La celebración de la pascua militar este año contó por primera vez con la presencia del nuevo Rey. Su discurso era muy esperado por ser el primero en el tradicional encuentro del Jefe del Estado con las fuerzas armadas el 6 de enero. Pues bien, los medios de comunicación al unísono coincidieron en subrayar las palabras con las que rubrico este artículo: “mandar es servir”. Una expresión que aunque caracterice la actitud de las fuerzas armadas en absoluto es privativa del poder militar. “Mandar es servir” constituye, sobre todo, la mejor expresión del sentido del poder en la democracia. Una frase de palpitante y rabiosa actualidad a juzgar por la percepción que tienen la ciudadanía del “servicio” que políticos y política prestan hoy al pueblo soberano.
Con independencia de las virtudes y cualidades que impregnan la función pública militar, la actividad política, tal y como se practica en este tiempo por estos lares, no parece que sea juzgada por la ciudadanía como una actividad de servicio, como no sea a los propios intereses de quienes conforman las tecnoestructuras de los diferentes grupos partidarios. Y la verdad es que si algo tiene de atractiva la actividad pública es poder servir objetivamente a los intereses generales para el progreso y bienestar de todos los ciudadanos. Algo que ha recordado Felipe VI con esta frase tan sencilla pero tan olvidada en estos años en que ha proliferado sin cuento la corrupción política entre nosotros por todas las latitudes políticas y territoriales sin excepción.

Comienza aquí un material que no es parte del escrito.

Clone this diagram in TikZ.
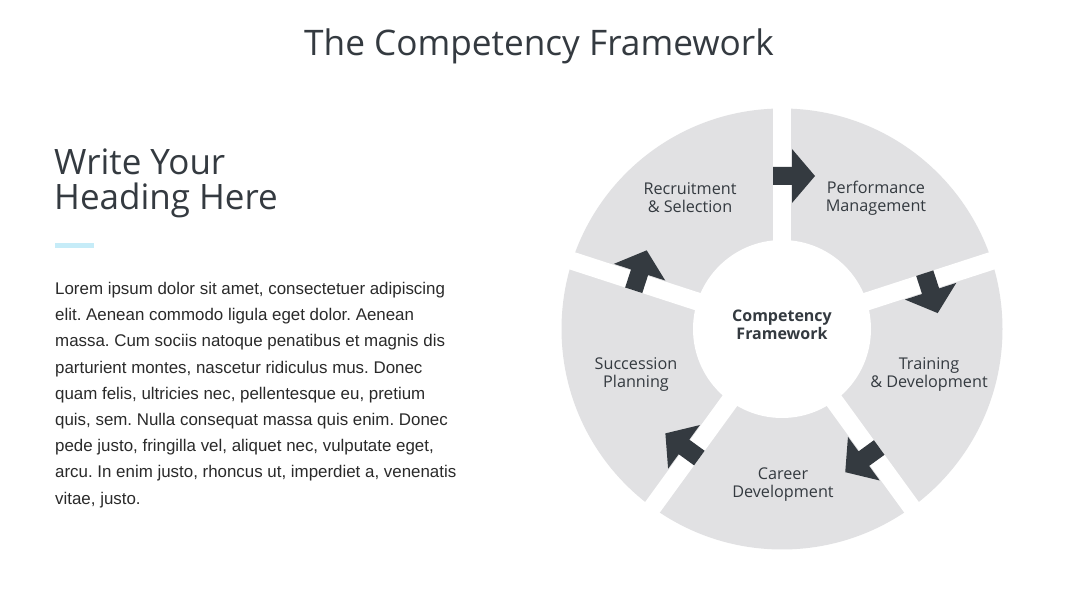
\documentclass[tikz,border=0pt]{standalone}
\usepackage{fontspec}
\setmainfont{Open Sans}
\newfontfamily\bodyfont{Liberation Sans}
\usepackage{tikz}
\usetikzlibrary{calc}
\definecolor{Ink}{HTML}{343A40}
\definecolor{Body}{HTML}{2A2A2A}
\definecolor{Ring}{HTML}{E1E1E3}
\definecolor{Accent}{HTML}{C6ECF8}
\tikzset{
  seglabel/.style={font=\fontsize{16.2}{18}\selectfont,text=Ink,align=center},
  hublabel/.style={seglabel,font=\fontsize{16}{18}\selectfont\bfseries},
  gapline/.style={draw=white,line width=18pt},
  cyclearrow/.style={fill=Ink}
}
\begin{document}
\frenchspacing
\begin{tikzpicture}[x=1pt,y=1pt]
  \useasboundingbox[fill=white] (0,0) rectangle (1080,608);
  \coordinate (C) at (782,279);
  % title and left column
  \node[text=Ink,font=\fontsize{35.2}{40}\selectfont] (title) at (539,562) {The Competency Framework};
  \node[text=Ink,font=\fontsize{35}{35}\selectfont,anchor=north west,align=left,inner sep=0pt] (heading) at (54,459) {Write Your\\Heading Here};
  \fill[Accent] (55,360) rectangle (94,365);
  \node[text=Body,font=\bodyfont\fontsize{16.9}{26.2}\selectfont,anchor=north west,align=left,inner sep=0pt] (body) at (55,326) {Lorem ipsum dolor sit amet, consectetuer adipiscing\\elit. Aenean commodo ligula eget dolor. Aenean\\massa. Cum sociis natoque penatibus et magnis dis\\parturient montes, nascetur ridiculus mus. Donec\\quam felis, ultricies nec, pellentesque eu, pretium\\quis, sem. Nulla consequat massa quis enim. Donec\\pede justo, fringilla vel, aliquet nec, vulputate eget,\\arcu. In enim justo, rhoncus ut, imperdiet a, venenatis\\vitae, justo.};
  % ring with five gaps
  \fill[Ring] (C) circle (220.5);
  \foreach \a in {90,18,-54,-126,162}
    \draw[gapline] (C) -- ++(\a:240);
  \fill[white] (C) circle (89);
  \foreach \a in {90,18,-54,-126,162}
    \fill[cyclearrow,shift={($(C)+(\a:153)$)},rotate=\a-90] (-9,-9) -- (10,-9) -- (10,-27) -- (33,0) -- (10,27) -- (10,9) -- (-9,9) -- cycle;
  \node[hublabel] (hub) at (782,283) {Competency\\Framework};
  \node[seglabel] (recruit) at (690,410) {Recruitment\\\& Selection};
  \node[seglabel] (perform) at (876,410) {Performance\\Management};
  \node[seglabel] (training) at (929,233) {Training\\\& Development};
  \node[seglabel] (career) at (783,123) {Career\\Development};
  \node[seglabel] (succession) at (636,233) {Succession\\Planning};
\end{tikzpicture}
\end{document}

Es verdad que no todos los políticos, ni mucho menos, son acreedores de tal calificación. Sin embargo, el sistema político hoy se ha tornado una fábrica imparable de corrupción por la sencilla razón de que muchos de quienes se dedican a esta noble actividad, o no disponen de una posición profesional sólida a la que poder regresar sin problema al final de su etapa en la cosa pública, o han cedido a la tentación del mando por el mando, que no pocas veces adquiere tintes de adicción con grave perjuicio para el conjunto del pueblo, que observa sorprendido las obsesiones de unos y otros por la permanencia en la cúpula cómo de lugar. Además, no se puede olvidar que en buena medida la democracia en la vida de los partidos se ha sustituido por una calculada y hábil dominación por parte de las direcciones, que en muchos casos poco o nada tiene que ver con las ideas que jalonan la forma y el modo de entender e interpretar asuntos de gran relevancia política y social por parte de millones de ciudadanos.

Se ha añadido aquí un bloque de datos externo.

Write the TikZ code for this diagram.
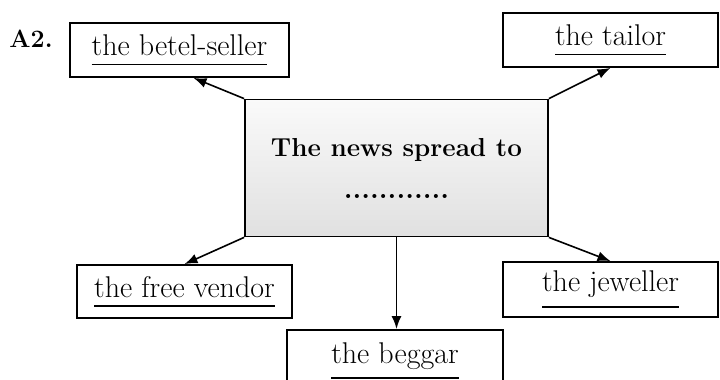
\documentclass[tikz,border=0pt]{standalone}
\usepackage{amsmath}
\usepackage{tikz}
\usetikzlibrary{arrows.meta}

\newcommand{\undl}[1]{\setbox0=\hbox{#1}\vtop{\copy0\kern8pt\hrule height 1.8pt width \wd0}}

\begin{document}
\begin{tikzpicture}[x=1pt, y=-1pt,
		person/.style={draw, line width=1.8pt, inner sep=0pt, font=\fontsize{30}{34}\selectfont},
		spread/.style={-{Latex[length=13pt,width=10pt]}, line width=1.6pt}]
		\useasboundingbox (0,0) rectangle (720,380);
		%Numero
		\node [font=\fontsize{25}{28}\selectfont\bfseries] (num) at (31,39) {A2.};
		%Riquadro centrale
		\node [draw, line width=1.8pt, minimum width=303pt, minimum height=137pt, inner sep=0pt,
			top color=gray!4, bottom color=gray!24, align=center,
			font=\fontsize{26}{30}\selectfont] (ctr) at (396.5,168)
			{\textbf{The news spread to}\\[12pt]{\fontsize{28}{30}\selectfont\bfseries............}};
		%Persone
		\node [person, minimum width=219pt, minimum height=54pt] (betel) at (179.5,50) {\undl{the betel-seller}};
		\node [person, minimum width=215pt, minimum height=54pt] (tailor) at (610.5,40) {\undl{the tailor}};
		\node [person, minimum width=215pt, minimum height=53pt] (vendor) at (184.5,291.5) {\undl{the free vendor}};
		\node [person, minimum width=215pt, minimum height=55pt] (jeweller) at (610.5,289.5) {\undl{the jeweller}};
		\node [person, minimum width=216pt, minimum height=62pt, anchor=north] (beggar) at (395,329) {\undl{the beggar}};
		%Frecce
		\draw [spread] (ctr.north west) -- ([xshift=14pt]betel.south);
		\draw [spread] (ctr.north east) -- (tailor.south);
		\draw [spread] (ctr.south west) -- (vendor.north);
		\draw [spread] (ctr.south east) -- (jeweller.north);
		\draw [spread] (ctr.south) -- (ctr.south |- beggar.north);
	\end{tikzpicture}
\end{document}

En efecto, a día de hoy las direcciones de los partidos tienen el poder absoluto. Designan los candidatos al poder legislativo, si es el caso al presidente del gobierno, y tienen una influencia decisiva en la selección de los miembros del Consejo General del Poder Judicial y, por ello, a los magistrados del Tribunal Supremo y del Tribunal Constitucional. El poder que tienen es de tal calibre, cuantitativa y cualitativamente considerado, que se comprende muy bien que un sistema político que tiene en su base la idea de la limitación, de la racionalidad y de la centralidad del ser humano, termina por convertirse en un espacio reservado a los dirigentes. Un mundo en el que éstos se reparten, con arreglo tantas veces a criterios subjetivos, los principales cargos en los tres poderes del Estado.
Desgraciadamente, el sistema propicia estos comportamientos, en los que se mascan no pocos escenarios de corrupción como los que tenemos que sufrir en este tiempo. Si los dirigentes, en lugar de dedicar tanto tiempo a flotar en el proceloso mundo de la técnica de la dominación se dedicarán a conocer y resolver, en la medida de sus posibilidades, las preocupaciones reales del pueblo, otro gallo cantaría.
En fin, mientras no se da un paso al frente con valentía y determinación, tendremos que seguir contemplando espectáculos tan bochornosos como los de este tiempo en que nos ha tocado vivir. Por eso, que desde la jefatura del Estado se recuerde que el poder, el mando, en la democracia se servicio, es importante, muy importante. Porque, como dice un buen amigo y colega, refiriéndose al Gobierno y a la Administración, si no sirven, no sirven.